= Superdense carbon allotropes =

Proposed configurations of carbon atoms

Superdense carbon allotropes are proposed configurations of carbon atoms that result in a stable material with a higher density than diamond. Few hypothetical carbon allotropes denser than diamond are known. All these allotropes can be divided at two groups: the first are hypothetically stable at ambient conditions; the second are high-pressure carbon allotropes which become quasi-stable only at high pressure.

==Ambient conditions==
According to the SACADA
database, the first group comprises the structures, called hP3, tI12, st12, r8, I41/a, P41212, m32, m32*, t32, t32*, H-carbon and uni. Among them, st12 carbon was proposed as far as 1987 in the work of R. Biswas et al.

==High-pressure carbon==

The following allotropes belong to the second group: MP8, OP8, SC4, BC-8 and (9,0).

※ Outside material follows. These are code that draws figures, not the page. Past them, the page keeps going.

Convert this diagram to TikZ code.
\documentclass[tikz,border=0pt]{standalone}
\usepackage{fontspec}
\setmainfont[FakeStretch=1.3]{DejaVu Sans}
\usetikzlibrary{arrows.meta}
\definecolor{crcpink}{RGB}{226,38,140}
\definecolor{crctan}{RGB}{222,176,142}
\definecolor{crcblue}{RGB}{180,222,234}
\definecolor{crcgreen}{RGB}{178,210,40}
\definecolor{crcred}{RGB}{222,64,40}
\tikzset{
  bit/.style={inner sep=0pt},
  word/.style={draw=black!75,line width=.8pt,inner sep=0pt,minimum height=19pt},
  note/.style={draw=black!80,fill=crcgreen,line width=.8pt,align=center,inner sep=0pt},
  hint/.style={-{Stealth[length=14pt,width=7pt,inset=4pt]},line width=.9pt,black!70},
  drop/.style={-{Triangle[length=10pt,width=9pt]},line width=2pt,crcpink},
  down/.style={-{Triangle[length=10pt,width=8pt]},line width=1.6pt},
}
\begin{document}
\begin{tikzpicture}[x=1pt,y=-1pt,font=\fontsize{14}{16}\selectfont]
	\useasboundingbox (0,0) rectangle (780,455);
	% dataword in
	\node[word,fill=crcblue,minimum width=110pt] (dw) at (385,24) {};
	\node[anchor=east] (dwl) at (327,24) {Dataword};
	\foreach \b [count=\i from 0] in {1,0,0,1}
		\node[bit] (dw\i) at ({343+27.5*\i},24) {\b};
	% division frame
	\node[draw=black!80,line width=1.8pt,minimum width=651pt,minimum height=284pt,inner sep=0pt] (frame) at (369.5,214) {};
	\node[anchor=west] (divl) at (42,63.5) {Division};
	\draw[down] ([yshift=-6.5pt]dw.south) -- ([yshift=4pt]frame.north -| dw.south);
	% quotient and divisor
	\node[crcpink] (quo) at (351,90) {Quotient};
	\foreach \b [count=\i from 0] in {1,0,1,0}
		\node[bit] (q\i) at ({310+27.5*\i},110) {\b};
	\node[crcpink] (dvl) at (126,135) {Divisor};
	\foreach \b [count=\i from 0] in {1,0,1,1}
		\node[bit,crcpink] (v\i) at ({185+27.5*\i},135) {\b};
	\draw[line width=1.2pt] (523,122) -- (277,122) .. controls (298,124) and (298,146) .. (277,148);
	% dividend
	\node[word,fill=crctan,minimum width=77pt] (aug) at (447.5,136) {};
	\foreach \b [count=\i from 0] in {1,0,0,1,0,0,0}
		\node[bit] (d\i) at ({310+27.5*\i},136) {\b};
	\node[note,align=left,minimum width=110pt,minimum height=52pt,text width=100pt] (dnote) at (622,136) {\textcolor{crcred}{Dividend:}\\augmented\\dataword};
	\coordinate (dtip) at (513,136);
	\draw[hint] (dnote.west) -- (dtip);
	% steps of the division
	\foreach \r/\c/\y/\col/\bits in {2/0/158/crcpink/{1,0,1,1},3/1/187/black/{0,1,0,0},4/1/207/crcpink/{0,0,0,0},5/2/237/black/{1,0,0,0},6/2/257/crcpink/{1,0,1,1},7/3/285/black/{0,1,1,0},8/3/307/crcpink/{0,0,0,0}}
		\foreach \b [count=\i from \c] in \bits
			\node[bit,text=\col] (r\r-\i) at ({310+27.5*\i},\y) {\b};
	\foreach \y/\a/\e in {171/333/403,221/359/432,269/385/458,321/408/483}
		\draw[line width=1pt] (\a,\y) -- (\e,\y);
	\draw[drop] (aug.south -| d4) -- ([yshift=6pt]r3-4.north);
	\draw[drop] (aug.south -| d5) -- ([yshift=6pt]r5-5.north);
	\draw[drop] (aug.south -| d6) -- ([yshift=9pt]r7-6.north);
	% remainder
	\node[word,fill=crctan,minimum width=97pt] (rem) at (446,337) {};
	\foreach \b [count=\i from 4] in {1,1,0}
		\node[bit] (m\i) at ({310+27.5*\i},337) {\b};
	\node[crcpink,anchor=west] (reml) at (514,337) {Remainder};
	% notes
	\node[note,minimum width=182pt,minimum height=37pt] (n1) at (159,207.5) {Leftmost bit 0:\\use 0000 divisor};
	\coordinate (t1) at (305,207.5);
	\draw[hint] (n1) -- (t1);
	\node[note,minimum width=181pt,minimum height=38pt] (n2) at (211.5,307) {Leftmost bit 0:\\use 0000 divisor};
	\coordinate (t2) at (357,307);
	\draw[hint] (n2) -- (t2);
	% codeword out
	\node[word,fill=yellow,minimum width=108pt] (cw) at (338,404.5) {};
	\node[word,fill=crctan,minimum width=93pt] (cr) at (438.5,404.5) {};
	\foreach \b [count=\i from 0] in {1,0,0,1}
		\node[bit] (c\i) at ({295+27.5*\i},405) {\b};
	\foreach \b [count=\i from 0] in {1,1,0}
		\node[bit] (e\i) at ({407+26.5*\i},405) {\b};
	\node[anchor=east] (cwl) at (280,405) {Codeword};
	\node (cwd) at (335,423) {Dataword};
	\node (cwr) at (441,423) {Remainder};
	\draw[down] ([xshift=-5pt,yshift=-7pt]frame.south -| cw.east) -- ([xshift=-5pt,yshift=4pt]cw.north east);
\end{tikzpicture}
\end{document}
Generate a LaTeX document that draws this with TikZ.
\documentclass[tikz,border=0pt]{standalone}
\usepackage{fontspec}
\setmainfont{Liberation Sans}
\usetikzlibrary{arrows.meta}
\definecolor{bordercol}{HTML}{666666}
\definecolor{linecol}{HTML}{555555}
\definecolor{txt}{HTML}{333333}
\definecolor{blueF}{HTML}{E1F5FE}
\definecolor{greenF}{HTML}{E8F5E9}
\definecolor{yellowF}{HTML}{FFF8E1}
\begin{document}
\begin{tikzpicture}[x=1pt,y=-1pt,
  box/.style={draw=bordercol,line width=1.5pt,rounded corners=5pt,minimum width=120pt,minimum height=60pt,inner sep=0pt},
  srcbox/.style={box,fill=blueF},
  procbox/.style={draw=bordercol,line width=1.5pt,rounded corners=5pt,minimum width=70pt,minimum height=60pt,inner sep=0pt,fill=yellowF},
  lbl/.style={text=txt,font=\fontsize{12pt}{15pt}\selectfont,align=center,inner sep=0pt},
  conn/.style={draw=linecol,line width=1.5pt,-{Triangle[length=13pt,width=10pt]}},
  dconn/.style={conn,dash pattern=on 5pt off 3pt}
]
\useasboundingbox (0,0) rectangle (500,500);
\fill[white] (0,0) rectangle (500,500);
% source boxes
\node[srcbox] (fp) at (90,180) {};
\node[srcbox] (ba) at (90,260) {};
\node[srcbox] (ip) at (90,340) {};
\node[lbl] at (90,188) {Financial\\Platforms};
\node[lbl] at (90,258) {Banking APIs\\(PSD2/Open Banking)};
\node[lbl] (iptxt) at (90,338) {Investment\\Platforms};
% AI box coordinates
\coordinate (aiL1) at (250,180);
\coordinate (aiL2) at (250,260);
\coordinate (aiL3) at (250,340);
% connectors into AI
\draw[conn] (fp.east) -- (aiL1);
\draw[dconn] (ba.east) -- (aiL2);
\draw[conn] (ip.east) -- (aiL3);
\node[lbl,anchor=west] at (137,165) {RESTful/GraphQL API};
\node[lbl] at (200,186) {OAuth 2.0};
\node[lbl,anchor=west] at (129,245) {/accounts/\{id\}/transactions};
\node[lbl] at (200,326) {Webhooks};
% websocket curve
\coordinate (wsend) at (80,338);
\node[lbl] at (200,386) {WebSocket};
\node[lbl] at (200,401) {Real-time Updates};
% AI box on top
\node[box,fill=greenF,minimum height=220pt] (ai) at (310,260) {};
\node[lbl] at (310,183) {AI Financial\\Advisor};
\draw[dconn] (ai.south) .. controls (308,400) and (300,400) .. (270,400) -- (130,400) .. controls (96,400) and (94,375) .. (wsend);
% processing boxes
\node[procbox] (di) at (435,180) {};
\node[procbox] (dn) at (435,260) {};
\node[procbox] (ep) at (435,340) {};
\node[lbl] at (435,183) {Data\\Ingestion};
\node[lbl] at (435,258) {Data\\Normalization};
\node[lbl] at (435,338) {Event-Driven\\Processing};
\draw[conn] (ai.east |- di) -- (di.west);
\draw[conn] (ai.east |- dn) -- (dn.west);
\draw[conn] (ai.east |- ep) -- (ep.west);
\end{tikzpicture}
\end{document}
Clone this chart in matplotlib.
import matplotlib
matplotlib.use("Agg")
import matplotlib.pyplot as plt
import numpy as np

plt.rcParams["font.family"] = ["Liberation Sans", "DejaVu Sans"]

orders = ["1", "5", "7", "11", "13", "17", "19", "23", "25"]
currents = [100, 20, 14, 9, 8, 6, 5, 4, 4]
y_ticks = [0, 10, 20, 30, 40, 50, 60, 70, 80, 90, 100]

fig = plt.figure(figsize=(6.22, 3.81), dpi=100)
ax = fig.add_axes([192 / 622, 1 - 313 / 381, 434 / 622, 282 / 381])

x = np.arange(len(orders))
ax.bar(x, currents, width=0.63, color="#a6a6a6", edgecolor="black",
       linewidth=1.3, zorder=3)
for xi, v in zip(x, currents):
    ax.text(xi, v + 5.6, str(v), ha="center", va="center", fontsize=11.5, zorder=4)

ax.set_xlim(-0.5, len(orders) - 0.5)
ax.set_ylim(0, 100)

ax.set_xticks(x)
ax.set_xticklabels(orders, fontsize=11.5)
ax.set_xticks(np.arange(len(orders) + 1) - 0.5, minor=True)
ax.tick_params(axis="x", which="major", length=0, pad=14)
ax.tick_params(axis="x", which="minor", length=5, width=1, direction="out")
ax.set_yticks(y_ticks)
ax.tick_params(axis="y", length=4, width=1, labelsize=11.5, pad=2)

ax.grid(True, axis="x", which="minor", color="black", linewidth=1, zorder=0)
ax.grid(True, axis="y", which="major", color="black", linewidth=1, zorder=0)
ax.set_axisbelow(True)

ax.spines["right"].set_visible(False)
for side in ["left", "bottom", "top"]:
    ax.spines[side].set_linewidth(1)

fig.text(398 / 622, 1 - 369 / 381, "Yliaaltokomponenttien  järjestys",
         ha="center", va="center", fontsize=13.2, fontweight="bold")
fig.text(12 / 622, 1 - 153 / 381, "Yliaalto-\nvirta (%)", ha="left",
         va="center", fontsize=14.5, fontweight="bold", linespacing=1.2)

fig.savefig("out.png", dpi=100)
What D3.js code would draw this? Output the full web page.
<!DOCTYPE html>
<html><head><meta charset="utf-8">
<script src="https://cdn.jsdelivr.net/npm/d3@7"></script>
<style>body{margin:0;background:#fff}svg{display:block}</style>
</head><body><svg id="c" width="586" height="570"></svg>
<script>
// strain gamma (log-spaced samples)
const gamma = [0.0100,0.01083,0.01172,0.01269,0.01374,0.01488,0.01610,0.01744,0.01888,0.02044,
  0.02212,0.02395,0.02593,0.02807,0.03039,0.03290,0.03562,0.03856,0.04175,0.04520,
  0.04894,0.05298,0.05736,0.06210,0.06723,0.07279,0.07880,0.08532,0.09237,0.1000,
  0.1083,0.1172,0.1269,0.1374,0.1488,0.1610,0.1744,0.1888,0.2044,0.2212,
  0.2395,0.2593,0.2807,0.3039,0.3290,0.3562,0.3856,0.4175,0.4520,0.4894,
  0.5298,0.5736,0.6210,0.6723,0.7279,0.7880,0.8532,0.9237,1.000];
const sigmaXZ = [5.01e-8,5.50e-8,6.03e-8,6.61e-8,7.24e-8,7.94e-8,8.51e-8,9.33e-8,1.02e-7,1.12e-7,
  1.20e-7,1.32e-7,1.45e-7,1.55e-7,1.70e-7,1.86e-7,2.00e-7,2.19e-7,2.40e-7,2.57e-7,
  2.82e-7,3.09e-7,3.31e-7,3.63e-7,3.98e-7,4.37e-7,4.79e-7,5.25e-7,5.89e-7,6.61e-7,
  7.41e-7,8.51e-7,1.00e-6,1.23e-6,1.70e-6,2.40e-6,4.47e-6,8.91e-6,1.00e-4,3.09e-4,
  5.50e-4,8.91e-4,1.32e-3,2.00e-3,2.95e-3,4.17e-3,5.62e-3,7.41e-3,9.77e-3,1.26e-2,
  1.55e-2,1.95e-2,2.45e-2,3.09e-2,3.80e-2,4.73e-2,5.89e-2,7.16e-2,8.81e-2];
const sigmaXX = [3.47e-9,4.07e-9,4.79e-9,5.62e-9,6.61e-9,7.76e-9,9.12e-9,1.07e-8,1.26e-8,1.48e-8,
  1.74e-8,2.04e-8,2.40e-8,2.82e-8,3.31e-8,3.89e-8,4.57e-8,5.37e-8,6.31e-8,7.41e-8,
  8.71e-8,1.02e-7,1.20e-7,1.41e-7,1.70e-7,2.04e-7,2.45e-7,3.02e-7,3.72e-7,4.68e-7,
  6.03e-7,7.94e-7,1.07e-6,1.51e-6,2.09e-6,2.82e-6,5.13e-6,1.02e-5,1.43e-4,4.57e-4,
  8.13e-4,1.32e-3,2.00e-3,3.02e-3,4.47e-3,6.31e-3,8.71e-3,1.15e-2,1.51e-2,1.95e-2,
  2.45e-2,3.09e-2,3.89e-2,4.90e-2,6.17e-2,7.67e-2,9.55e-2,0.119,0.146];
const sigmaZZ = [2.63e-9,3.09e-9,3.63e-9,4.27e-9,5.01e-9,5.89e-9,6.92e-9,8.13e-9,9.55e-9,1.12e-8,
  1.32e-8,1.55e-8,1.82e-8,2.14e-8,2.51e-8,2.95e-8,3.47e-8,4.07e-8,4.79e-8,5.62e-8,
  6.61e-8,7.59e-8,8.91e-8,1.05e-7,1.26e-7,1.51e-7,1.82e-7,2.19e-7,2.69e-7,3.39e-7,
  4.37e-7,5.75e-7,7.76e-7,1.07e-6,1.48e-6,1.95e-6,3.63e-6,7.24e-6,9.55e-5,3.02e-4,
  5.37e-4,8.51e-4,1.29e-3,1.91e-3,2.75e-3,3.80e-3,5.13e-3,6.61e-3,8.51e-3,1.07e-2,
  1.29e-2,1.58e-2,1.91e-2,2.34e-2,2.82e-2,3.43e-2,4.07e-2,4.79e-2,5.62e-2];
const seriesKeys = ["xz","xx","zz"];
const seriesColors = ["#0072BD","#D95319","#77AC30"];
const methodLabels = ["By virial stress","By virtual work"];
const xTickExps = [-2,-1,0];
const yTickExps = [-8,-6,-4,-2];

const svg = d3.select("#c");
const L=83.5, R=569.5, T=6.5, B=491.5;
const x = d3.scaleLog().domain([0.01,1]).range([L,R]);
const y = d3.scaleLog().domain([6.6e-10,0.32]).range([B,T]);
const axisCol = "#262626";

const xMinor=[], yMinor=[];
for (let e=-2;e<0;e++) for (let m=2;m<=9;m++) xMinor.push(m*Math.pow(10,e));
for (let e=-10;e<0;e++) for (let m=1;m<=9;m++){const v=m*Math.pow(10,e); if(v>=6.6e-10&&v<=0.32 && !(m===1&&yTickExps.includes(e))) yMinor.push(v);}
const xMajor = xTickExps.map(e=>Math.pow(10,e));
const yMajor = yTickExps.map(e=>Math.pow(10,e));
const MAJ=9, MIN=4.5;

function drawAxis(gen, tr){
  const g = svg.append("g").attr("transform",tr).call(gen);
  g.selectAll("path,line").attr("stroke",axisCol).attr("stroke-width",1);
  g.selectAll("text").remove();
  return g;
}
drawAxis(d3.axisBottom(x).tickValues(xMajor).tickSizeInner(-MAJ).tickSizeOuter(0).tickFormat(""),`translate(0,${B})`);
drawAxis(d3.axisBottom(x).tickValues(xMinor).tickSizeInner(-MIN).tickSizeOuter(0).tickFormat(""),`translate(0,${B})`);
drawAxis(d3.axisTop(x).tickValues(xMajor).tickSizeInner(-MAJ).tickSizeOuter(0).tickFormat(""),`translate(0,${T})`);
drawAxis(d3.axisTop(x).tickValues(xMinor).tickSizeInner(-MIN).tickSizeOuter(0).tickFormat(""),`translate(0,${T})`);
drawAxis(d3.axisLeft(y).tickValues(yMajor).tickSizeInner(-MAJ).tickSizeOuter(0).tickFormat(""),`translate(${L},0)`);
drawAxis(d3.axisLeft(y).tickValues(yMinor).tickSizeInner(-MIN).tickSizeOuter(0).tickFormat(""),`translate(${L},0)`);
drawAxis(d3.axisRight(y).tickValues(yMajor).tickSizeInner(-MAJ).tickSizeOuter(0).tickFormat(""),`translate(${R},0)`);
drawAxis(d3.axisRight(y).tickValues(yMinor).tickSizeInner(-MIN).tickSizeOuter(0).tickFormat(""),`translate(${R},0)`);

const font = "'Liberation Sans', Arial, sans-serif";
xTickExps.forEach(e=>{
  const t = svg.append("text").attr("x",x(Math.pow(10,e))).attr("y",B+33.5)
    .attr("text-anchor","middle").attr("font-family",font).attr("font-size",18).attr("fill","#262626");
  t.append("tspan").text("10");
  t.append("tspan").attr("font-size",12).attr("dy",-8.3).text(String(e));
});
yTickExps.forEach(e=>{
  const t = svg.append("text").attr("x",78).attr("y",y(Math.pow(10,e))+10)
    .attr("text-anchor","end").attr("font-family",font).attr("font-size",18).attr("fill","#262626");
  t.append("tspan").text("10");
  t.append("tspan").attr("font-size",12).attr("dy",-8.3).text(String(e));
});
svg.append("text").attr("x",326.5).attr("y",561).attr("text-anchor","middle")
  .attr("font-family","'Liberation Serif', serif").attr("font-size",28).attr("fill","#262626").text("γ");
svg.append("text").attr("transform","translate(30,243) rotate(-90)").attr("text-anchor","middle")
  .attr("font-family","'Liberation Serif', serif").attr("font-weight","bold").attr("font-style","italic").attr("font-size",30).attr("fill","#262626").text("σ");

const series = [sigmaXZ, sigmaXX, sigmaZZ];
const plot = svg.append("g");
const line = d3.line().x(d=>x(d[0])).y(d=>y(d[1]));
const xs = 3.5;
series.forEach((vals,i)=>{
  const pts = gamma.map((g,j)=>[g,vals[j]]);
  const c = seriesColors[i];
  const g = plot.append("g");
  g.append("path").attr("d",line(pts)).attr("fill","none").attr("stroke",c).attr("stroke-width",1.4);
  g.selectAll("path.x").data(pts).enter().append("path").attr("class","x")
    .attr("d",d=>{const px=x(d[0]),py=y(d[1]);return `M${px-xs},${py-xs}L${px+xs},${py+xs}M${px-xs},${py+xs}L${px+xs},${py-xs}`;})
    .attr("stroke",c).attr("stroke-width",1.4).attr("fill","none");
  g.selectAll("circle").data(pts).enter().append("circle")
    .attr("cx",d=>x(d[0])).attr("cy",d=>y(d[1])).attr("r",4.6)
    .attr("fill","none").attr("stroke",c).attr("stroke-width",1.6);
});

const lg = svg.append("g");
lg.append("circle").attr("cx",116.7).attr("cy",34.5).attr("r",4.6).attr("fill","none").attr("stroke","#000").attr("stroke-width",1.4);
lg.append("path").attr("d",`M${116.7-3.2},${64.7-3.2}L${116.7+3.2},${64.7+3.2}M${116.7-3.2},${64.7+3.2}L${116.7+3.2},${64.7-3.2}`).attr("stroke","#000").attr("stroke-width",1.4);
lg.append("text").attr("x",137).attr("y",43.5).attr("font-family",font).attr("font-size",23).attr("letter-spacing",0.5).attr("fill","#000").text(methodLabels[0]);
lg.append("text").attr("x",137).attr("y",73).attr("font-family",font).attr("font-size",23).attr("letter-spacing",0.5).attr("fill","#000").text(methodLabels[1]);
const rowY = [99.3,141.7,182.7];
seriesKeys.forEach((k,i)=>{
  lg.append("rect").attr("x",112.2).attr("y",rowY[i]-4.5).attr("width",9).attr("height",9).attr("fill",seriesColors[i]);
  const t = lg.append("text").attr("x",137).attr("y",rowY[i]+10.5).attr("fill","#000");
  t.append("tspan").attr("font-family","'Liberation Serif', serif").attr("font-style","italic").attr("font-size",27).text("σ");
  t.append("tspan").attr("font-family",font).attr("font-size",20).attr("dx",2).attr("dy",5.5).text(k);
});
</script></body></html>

These are hypothetically quasi-stable at the high pressure. BC-8 carbon is not only a superdense allotrope but also one of the oldest hypothetical carbon structures; initially it was proposed in 1984 in the work R. Biswas et al. The MP8 structure proposed in the work J. Sun et al. is almost two times denser than diamond; its density is as high as 7.06 g/cm^{3} and it is the highest value reported so far.

==Band gaps==
All hypothetical superdense carbon allotropes have dissimilar band gaps compared to the others. For example, SC4 is supposed to be a metallic allotrope while st12, m32, m32*, t32, t32* have band gaps larger than 5.0 eV.

==Carbon tetrahedra==
These new materials would have structures based on carbon tetrahedra, and represent the densest of such structures. On the opposite end of the density spectrum is a recently theorized tetrahedral structure called T-carbon. This is obtained by replacing carbon atoms in diamond with carbon tetrahedra. In contrast to superdense allotropes, T-carbon would have very low density and hardness.